In a piece I wrote shortly
after, I suggested that what was needed to solve the problem of
obnoxious email advertising, or spam, was more people like Barry,
only nerdier. I dreamed of gigabytes of email speeding its way to
spammers, clogging their email boxes like cholesterol in an artery.
If anything, the problem has
gotten worse. I recently took a vacation that included eight
glorious days without email, my longest break from the Internet
since 1996. Just shy of 800 emails were waiting when I got home,
only a handful of which were not spam. As this is written I just
returned from a weekend fishing trip to find 212 emails, all but 13
of which are spam.
Help may be on the way. On
July 22 a company called Blue Security launched a service called the
“Do Not Intrude Registry,” which it calls the cure.
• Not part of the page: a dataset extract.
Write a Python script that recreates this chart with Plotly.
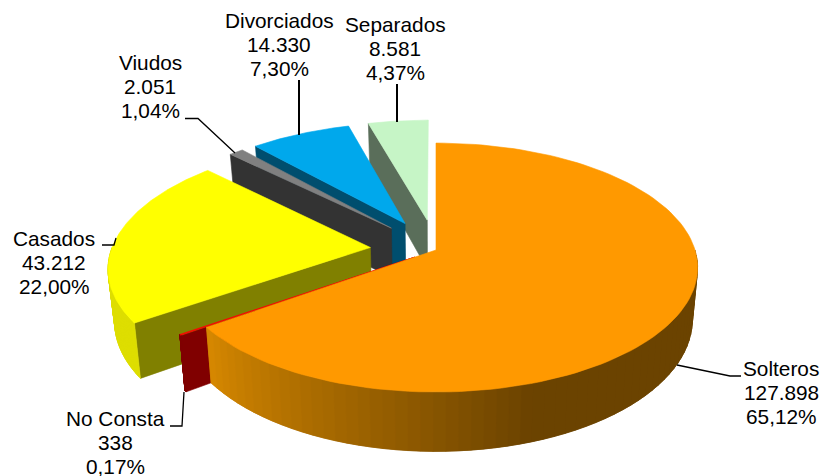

That remains to
be seen; spammers are as resilient as rats and technological
defenses to date have only inspired new attacks, but this has
promise.
Users can go to Blue
Security’s website to sign up for the Registry without charge.
Software will be downloaded to the users’ computers to track spam
and send details to Blue Security, which will scan it for violations
of federal anti-spam laws.
Blue Security claims 65
companies generate 90 percent of all spam. These fine upstanding
organizations and others will be asked to honor the Registry. If
they agree, encrypted software from Blue Security will cleanse the
spammers’ hit lists of all email addresses listed in the Registry.
If they don’t, the fun
begins. Blue Security software hunts down the spammers’ websites
like the dogs they are and looks for any page that will accept text,
like order forms. Each input area will automatically be filled with
a polite request to respect the Registry. Each time a listed email
address receives a spam, the spammer’s website gets a hit, tit for
tat. The goal is to crash offenders’ websites with requests to
knock it the heck off.
It just might work. I know a
fellow involved with email advertising that he says is in compliance
with the federal CAN-SPAM Act, so is technically not spam. In any
event he sends 2 million to 5 million emails a day, which nets him
about 200 replies.
Let’s say that is an average
success rate and that a spammer that sends out 5 million emails a
day can expect about 200 orders. Suppose its website has the
capacity to handle 5,000 orders a day, just to be safe. And suppose
just one percent of its victims sign up for the “Do Not Intrude
Registry.” That would net our hypothetical spammer 50,000 order
forms filled with suggestions to get lost, more than enough to bring
the site crashing down with a nice satisfying ka-boom.
I’m not endorsing this, but
if someone wants to go to www.bluesecurity.com and click the icon
labeled “Sign Up Now,” who am I to judge? Spammers like to hide
behind free speech; maybe talking back isn’t such a bad idea.